# [Dataset section]
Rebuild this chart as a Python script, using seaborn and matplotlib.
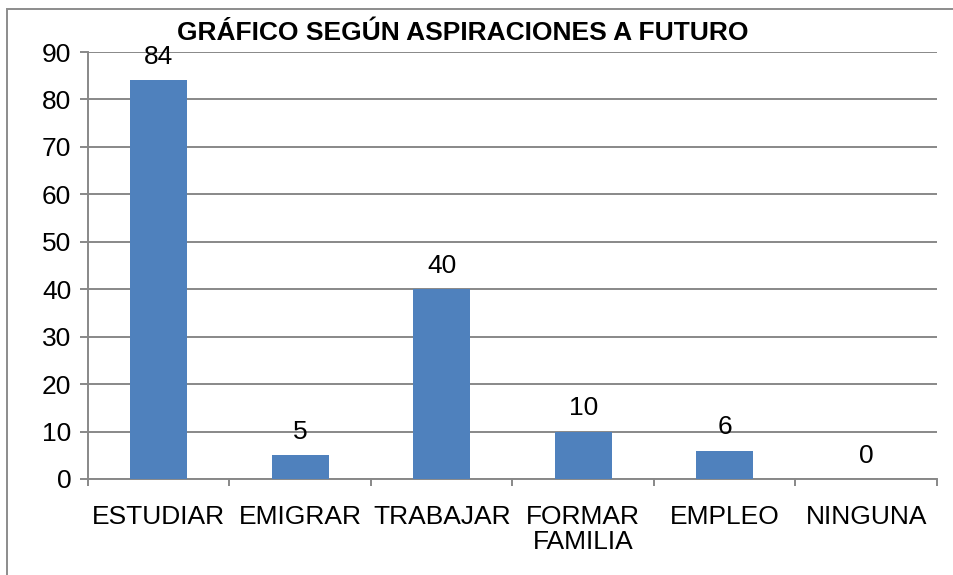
import matplotlib
matplotlib.use("Agg")
import matplotlib.pyplot as plt
import seaborn as sns
import pandas as pd
from matplotlib.patches import Rectangle
from matplotlib.ticker import FixedLocator

# datos del grafico
categorias = ["ESTUDIAR", "EMIGRAR", "TRABAJAR", "FORMAR\nFAMILIA", "EMPLEO", "NINGUNA"]
valores = [84, 5, 40, 10, 6, 0]
titulo = "GRÁFICO SEGÚN ASPIRACIONES A FUTURO"

sns.set_style("white")
plt.rcParams['font.family'] = ['Liberation Sans', 'DejaVu Sans']
plt.rcParams['text.color'] = 'black'
plt.rcParams['xtick.labelcolor'] = 'black'
plt.rcParams['ytick.labelcolor'] = 'black'

df = pd.DataFrame({"cat": categorias, "val": valores})

fig = plt.figure(figsize=(9.54, 5.75), dpi=100)
ax = fig.add_axes([88/954, 1 - 479/575, (937 - 88)/954, (479 - 52)/575])

sns.barplot(data=df, x="cat", y="val", color="#4F81BD", width=0.4,
            saturation=1, linewidth=0, ax=ax, zorder=3)

gris = "#888888"
ax.set_ylim(0, 90)
ax.set_xlim(-0.5, len(categorias) - 0.5)
ax.set_yticks(range(0, 91, 10))
ax.yaxis.grid(True, color=gris, linewidth=1.4, zorder=0)
ax.set_axisbelow(True)

for s in ["top", "right"]:
    ax.spines[s].set_visible(False)
for s in ["left", "bottom"]:
    ax.spines[s].set_color(gris)
    ax.spines[s].set_linewidth(1.4)

ax.tick_params(axis="y", direction="out", length=6, width=1.4, color=gris,
               labelsize=19, pad=6, left=True)
ax.tick_params(axis="x", which="major", length=0, labelsize=19, pad=19)
ax.xaxis.set_minor_locator(FixedLocator([i - 0.5 for i in range(len(categorias) + 1)]))
ax.tick_params(axis="x", which="minor", direction="out", length=5, width=1.4,
               color=gris, bottom=True)
for lab in ax.get_xticklabels():
    lab.set_linespacing(1.05)

ax.set_xlabel("")
ax.set_ylabel("")

ax.bar_label(ax.containers[0], labels=[str(v) for v in valores],
             fontsize=19, padding=8)

fig.text(463/954, 1 - 33/575, titulo, ha="center", va="center",
         fontsize=19, fontweight="bold")

# marco del grafico
fig.patches.append(Rectangle((7/954, -0.1), 1.2, 1.1 - 9/575, transform=fig.transFigure,
                             fill=False, edgecolor="#8c8c8c", linewidth=1.4))

fig.savefig("out.png", dpi=100)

# [Instructions for the task]
Give back every line exactly as it stands, pictures excluded.

# [Output]
Rebuild this chart as a Python script, using seaborn and matplotlib.
import matplotlib
matplotlib.use("Agg")
import matplotlib.pyplot as plt
import seaborn as sns
import pandas as pd
from matplotlib.patches import Rectangle
from matplotlib.ticker import FixedLocator

# datos del grafico
categorias = ["ESTUDIAR", "EMIGRAR", "TRABAJAR", "FORMAR\nFAMILIA", "EMPLEO", "NINGUNA"]
valores = [84, 5, 40, 10, 6, 0]
titulo = "GRÁFICO SEGÚN ASPIRACIONES A FUTURO"

sns.set_style("white")
plt.rcParams['font.family'] = ['Liberation Sans', 'DejaVu Sans']
plt.rcParams['text.color'] = 'black'
plt.rcParams['xtick.labelcolor'] = 'black'
plt.rcParams['ytick.labelcolor'] = 'black'

df = pd.DataFrame({"cat": categorias, "val": valores})

fig = plt.figure(figsize=(9.54, 5.75), dpi=100)
ax = fig.add_axes([88/954, 1 - 479/575, (937 - 88)/954, (479 - 52)/575])

sns.barplot(data=df, x="cat", y="val", color="#4F81BD", width=0.4,
            saturation=1, linewidth=0, ax=ax, zorder=3)

gris = "#888888"
ax.set_ylim(0, 90)
ax.set_xlim(-0.5, len(categorias) - 0.5)
ax.set_yticks(range(0, 91, 10))
ax.yaxis.grid(True, color=gris, linewidth=1.4, zorder=0)
ax.set_axisbelow(True)

for s in ["top", "right"]:
    ax.spines[s].set_visible(False)
for s in ["left", "bottom"]:
    ax.spines[s].set_color(gris)
    ax.spines[s].set_linewidth(1.4)

ax.tick_params(axis="y", direction="out", length=6, width=1.4, color=gris,
               labelsize=19, pad=6, left=True)
ax.tick_params(axis="x", which="major", length=0, labelsize=19, pad=19)
ax.xaxis.set_minor_locator(FixedLocator([i - 0.5 for i in range(len(categorias) + 1)]))
ax.tick_params(axis="x", which="minor", direction="out", length=5, width=1.4,
               color=gris, bottom=True)
for lab in ax.get_xticklabels():
    lab.set_linespacing(1.05)

ax.set_xlabel("")
ax.set_ylabel("")

ax.bar_label(ax.containers[0], labels=[str(v) for v in valores],
             fontsize=19, padding=8)

fig.text(463/954, 1 - 33/575, titulo, ha="center", va="center",
         fontsize=19, fontweight="bold")

# marco del grafico
fig.patches.append(Rectangle((7/954, -0.1), 1.2, 1.1 - 9/575, transform=fig.transFigure,
                             fill=False, edgecolor="#8c8c8c", linewidth=1.4))

fig.savefig("out.png", dpi=100)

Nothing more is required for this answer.